Reassessing Courtliness in Medieval Literature
International Courtly Literature Society, British Branch
14th – 15th April 2015
University of Warwick
Featuring a roundtable discussion with Dr Jane Gilbert (UCL), Professor Ad Putter (Bristol), and Professor Emma Dillon (KCL)
Call for Papers
What are the boundaries of the courtly in the Middle Ages? How useful is ‘courtliness’ as a category for thinking about medieval texts of different kinds, including those not conventionally considered to be courtly? To what extent is courtliness a notion that translates between or among texts written in different languages or associated with particular cultural and historical contexts?
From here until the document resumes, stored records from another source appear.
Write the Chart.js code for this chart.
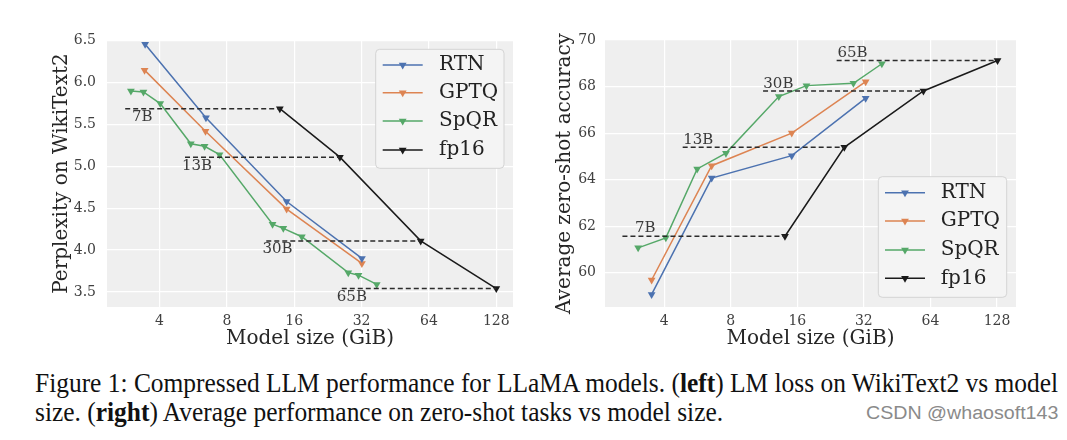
<!DOCTYPE html>
<html><head><meta charset="utf-8">
<script src="https://cdn.jsdelivr.net/npm/chart.js@4.4.0/dist/chart.umd.min.js"></script>
<style>
html,body{margin:0;padding:0;background:#fff;width:1067px;height:440px;overflow:hidden;position:relative}
canvas{position:absolute;top:0}
#c1{left:0}
#c2{left:530px}
.cap{position:absolute;left:35px;font-family:"Liberation Serif","Times New Roman",serif;font-size:27px;color:#111;white-space:nowrap;transform-origin:0 50%;line-height:1}
#wm{position:absolute;left:866px;top:404px;font-family:"Liberation Sans",Arial,sans-serif;font-size:18px;color:#8a8a8a;white-space:nowrap;transform-origin:0 50%;line-height:1}
</style></head><body>
<canvas id="c1" width="530" height="355"></canvas>
<canvas id="c2" width="537" height="355"></canvas>
<div class="cap" id="cap1" style="top:370px">Figure 1: Compressed LLM performance for LLaMA models. (<b>left</b>) LM loss on WikiText2 vs model</div>
<div class="cap" id="cap2" style="top:399px">size. (<b>right</b>) Average performance on zero-shot tasks vs model size.</div>
<div id="wm">CSDN @whaosoft143</div>
<script>
// ---------- data ----------
const xTicks = [4, 8, 16, 32, 64, 128];
const seriesNames = ['RTN', 'GPTQ', 'SpQR', 'fp16'];
const modelSizes = ['7B', '13B', '30B', '65B'];

// left: perplexity on WikiText2
const pplYTicks = [3.5, 4.0, 4.5, 5.0, 5.5, 6.0, 6.5];
const pplRtnX = [3.45, 6.45, 14.8, 32.1];
const pplRtnY = [6.46, 5.58, 4.58, 3.90];
const pplGptqX = [3.43, 6.42, 14.8, 32.1];
const pplGptqY = [6.15, 5.42, 4.49, 3.84];
const pplSpqrX = [2.98, 3.39, 4.03, 5.52, 6.36, 7.42, 12.8, 14.3, 17.3, 27.9, 31.0, 37.4];
const pplSpqrY = [5.90, 5.89, 5.75, 5.27, 5.24, 5.14, 4.31, 4.26, 4.16, 3.73, 3.70, 3.59];
const pplFp16X = [13.8, 25.6, 58.8, 128];
const pplFp16Y = [5.69, 5.11, 4.11, 3.54];
const pplRefStartX = [2.81, 5.2, 12.0, 26.1];
const pplLabelX = [3.01, 5.04, 11.54, 24.8];
const pplLabelY = [5.594, 5.00, 4.01, 3.44];

// right: average zero-shot accuracy
const accYTicks = [60, 62, 64, 66, 68, 70];
const accRtnX = [3.51, 6.56, 15.1, 32.6];
const accRtnY = [59.07, 64.07, 65.03, 67.5];
const accGptqX = [3.51, 6.56, 15.1, 32.6];
const accGptqY = [59.69, 64.6, 66.0, 68.21];
const accSpqrX = [3.05, 4.07, 5.64, 7.61, 13.2, 17.6, 28.7, 38.6];
const accSpqrY = [61.07, 61.5, 64.46, 65.14, 67.57, 68.04, 68.14, 68.98];
const accFp16X = [14.07, 26.1, 59.5, 128.7];
const accFp16Y = [61.57, 65.39, 67.81, 69.12];
const accRefStartX = [2.59, 4.85, 11.2, 24.1];
const accLabelX = [2.95, 4.88, 11.23, 24.3];
const accLabelY = [61.91, 65.71, 68.11, 69.44];

// ---------- rendering ----------
const COLORS = ['#4c72b0', '#dd8452', '#55a868', '#1a1a1a'];
const FONT = '"DejaVu Serif", serif';
function pts(xs, ys) { return xs.map((x, i) => ({x: x, y: ys[i]})); }

function build(canvasId, o) {
  const series = [[o.rtnX, o.rtnY], [o.gptqX, o.gptqY], [o.spqrX, o.spqrY], [o.fpX, o.fpY]];
  const datasets = series.map((s, i) => ({
    label: seriesNames[i], data: pts(s[0], s[1]), showLine: true,
    borderColor: COLORS[i], backgroundColor: COLORS[i], borderWidth: 1.5,
    pointStyle: 'triangle', rotation: 180, pointRadius: 4.5, pointHoverRadius: 4.5,
    pointBorderWidth: 0, order: 2, tension: 0
  }));
  o.fpX.forEach((fx, k) => {
    datasets.push({
      label: '_ref' + k, data: [{x: o.refX[k], y: o.fpY[k]}, {x: fx, y: o.fpY[k]}],
      showLine: true, borderColor: '#2b2b2b', borderWidth: 1.5, borderDash: [5, 3],
      pointRadius: 0, order: 1
    });
  });

  const bgPlugin = {
    id: 'bg' + canvasId,
    beforeDraw(chart) {
      const {ctx, chartArea: a} = chart;
      ctx.save(); ctx.fillStyle = '#efefef';
      ctx.fillRect(a.left, a.top, a.right - a.left, a.bottom - a.top); ctx.restore();
    }
  };
  const labelPlugin = {
    id: 'lab' + canvasId,
    afterDatasetsDraw(chart) {
      const {ctx} = chart; const xs = chart.scales.x, ys = chart.scales.y;
      ctx.save(); ctx.font = '15px ' + FONT; ctx.fillStyle = '#3a3a3a';
      ctx.textAlign = 'left'; ctx.textBaseline = 'middle';
      o.labX.forEach((x, k) => ctx.fillText(modelSizes[k], xs.getPixelForValue(x), ys.getPixelForValue(o.labY[k])));
      ctx.restore();
    }
  };
  const legendPlugin = {
    id: 'leg' + canvasId,
    afterDraw(chart) {
      const {ctx} = chart; const L = o.legend;
      ctx.save();
      ctx.beginPath();
      if (ctx.roundRect) ctx.roundRect(L.x0, L.y0, L.x1 - L.x0, L.y1 - L.y0, 4); else ctx.rect(L.x0, L.y0, L.x1 - L.x0, L.y1 - L.y0);
      ctx.fillStyle = 'rgba(243,243,243,0.95)'; ctx.fill();
      ctx.strokeStyle = '#d4d4d4'; ctx.lineWidth = 1; ctx.stroke();
      ctx.font = '20px ' + FONT; ctx.textAlign = 'left'; ctx.textBaseline = 'middle';
      seriesNames.forEach((n, i) => {
        const y = L.rows[i];
        ctx.strokeStyle = COLORS[i]; ctx.lineWidth = 1.5;
        ctx.beginPath(); ctx.moveTo(L.lx0, y); ctx.lineTo(L.lx1, y); ctx.stroke();
        const cx = (L.lx0 + L.lx1) / 2, r = 4.5;
        ctx.fillStyle = COLORS[i]; ctx.beginPath();
        ctx.moveTo(cx, y + r); ctx.lineTo(cx - r * 0.866, y - r / 2); ctx.lineTo(cx + r * 0.866, y - r / 2); ctx.closePath(); ctx.fill();
        ctx.fillStyle = '#222'; ctx.fillText(n, L.tx, y);
      });
      ctx.restore();
    }
  };

  return new Chart(document.getElementById(canvasId), {
    type: 'scatter',
    data: {datasets: datasets},
    plugins: [bgPlugin, labelPlugin, legendPlugin],
    options: {
      responsive: false, animation: false, devicePixelRatio: 1,
      layout: {padding: {left: 0, top: 40, right: o.padRight, bottom: 0}},
      plugins: {legend: {display: false}, tooltip: {enabled: false}},
      scales: {
        x: {
          type: 'logarithmic', min: o.xMin, max: o.xMax,
          afterBuildTicks: s => { s.ticks = xTicks.map(v => ({value: v})); },
          afterFit: s => { s.height = 48; },
          border: {display: false},
          grid: {color: '#ffffff', lineWidth: 1.2, drawTicks: false},
          ticks: {callback: v => String(v), padding: 6, color: '#404040', font: {family: FONT, size: 14}, maxRotation: 0, autoSkip: false},
          title: {display: true, text: 'Model size (GiB)', color: '#262626', font: {family: FONT, size: 20}, padding: {top: 0, bottom: 4}}
        },
        y: {
          type: 'linear', min: o.yMin, max: o.yMax,
          afterBuildTicks: s => { s.ticks = o.yTicks.map(v => ({value: v})); },
          afterFit: s => { s.width = o.yWidth; },
          border: {display: false},
          grid: {color: '#ffffff', lineWidth: 1.2, drawTicks: false},
          ticks: {callback: v => o.fmt(v), padding: o.yPad, color: '#404040', font: {family: FONT, size: 14}},
          title: {display: true, text: o.yTitle, color: '#262626', font: {family: FONT, size: 20}, padding: {top: o.yTitlePad, bottom: 0}}
        }
      }
    }
  });
}

build('c1', {
  rtnX: pplRtnX, rtnY: pplRtnY, gptqX: pplGptqX, gptqY: pplGptqY,
  spqrX: pplSpqrX, spqrY: pplSpqrY, fpX: pplFp16X, fpY: pplFp16Y,
  refX: pplRefStartX, labX: pplLabelX, labY: pplLabelY,
  yTicks: pplYTicks, fmt: v => Number(v).toFixed(1),
  xMin: 2.33, xMax: 152, yMin: 3.32, yMax: 6.51,
  yWidth: 107, yPad: 11, yTitle: 'Perplexity on WikiText2', yTitlePad: 50, padRight: 17,
  legend: {x0: 375.7, y0: 49.3, x1: 504, y1: 168.3, rows: [65, 92.7, 121, 150], lx0: 382.7, lx1: 422.7, tx: 439}
});
build('c2', {
  rtnX: accRtnX, rtnY: accRtnY, gptqX: accGptqX, gptqY: accGptqY,
  spqrX: accSpqrX, spqrY: accSpqrY, fpX: accFp16X, fpY: accFp16Y,
  refX: accRefStartX, labX: accLabelX, labY: accLabelY,
  yTicks: accYTicks, fmt: v => String(Math.round(v)),
  xMin: 2.16, xMax: 156, yMin: 58.53, yMax: 70,
  yWidth: 75, yPad: 9, yTitle: 'Average zero-shot accuracy', yTitlePad: 23, padRight: 51,
  legend: {x0: 348.3, y0: 176.7, x1: 476.7, y1: 297.3, rows: [192.7, 221, 250, 278.3], lx0: 355, lx1: 395, tx: 410.7}
});

// caption fit
(function () {
  const c1 = document.getElementById('cap1'), c2 = document.getElementById('cap2');
  const sx = 1023 / c1.scrollWidth;
  c1.style.transform = 'scaleX(' + sx + ')';
  c2.style.transform = 'scaleX(' + sx + ')';
  const wm = document.getElementById('wm');
  wm.style.transform = 'scaleX(' + (192 / wm.scrollWidth) + ')';
})();
</script>
</body></html>
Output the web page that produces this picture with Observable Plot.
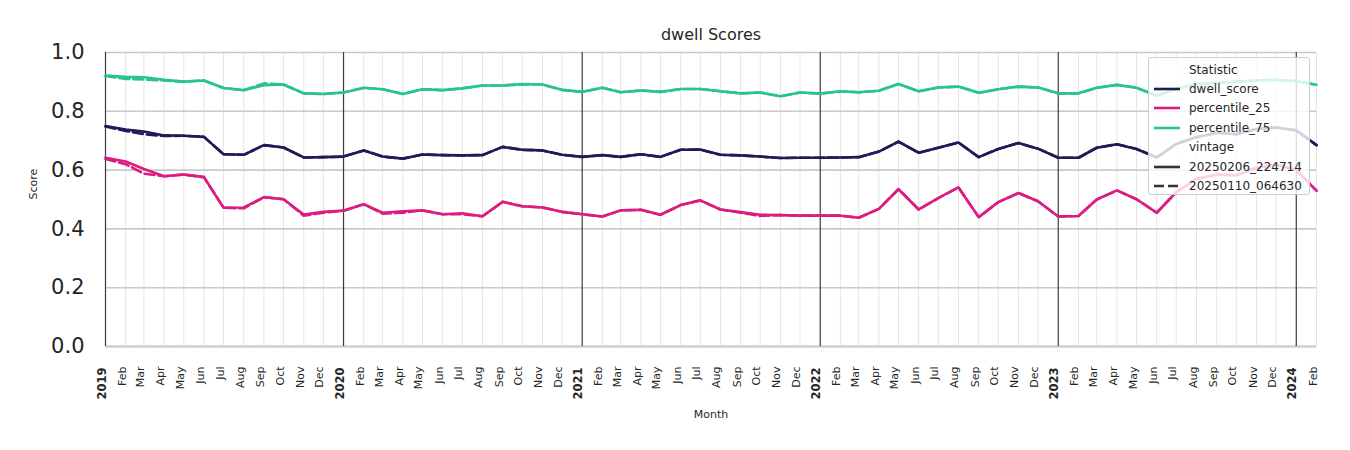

How far is the idea of courtliness historically, linguistically, or culturally embedded?
Taking these questions as its starting point, this conference will critically assess the value of ‘courtliness’ for contemporary approaches to medieval literature.
Proposals are invited for 20-minute papers addressing the following issues:
- What different kinds of medieval source – including visual material, and literary, historiographical, religious and other texts – can tell us about what the courtly includes or excludes;
- The extent to which courtliness is connected to the court (as a real or imagined space);
- What engagements with courtliness in literature not conventionally defined as ‘courtly literature’ reveal about medieval perceptions of it (e.g. in religious literature, comic texts, epic);
- What the limits of courtliness may be and the extent to which these limits map onto or transgress medieval political, linguistic, or cultural boundaries
- How far notions of the courtly presume particular kinds of gendered behaviour or forms of sexual desire;
- To what extent ideas of courtliness translate – or fail to translate – between or among texts, languages, and cultures;
- To what extent the notion of the courtly cuts across – or provides a way of rethinking – genre in medieval literature.
Proposals on other topics relevant to the conference theme are also welcome. Papers may be on any area of medieval literature and culture.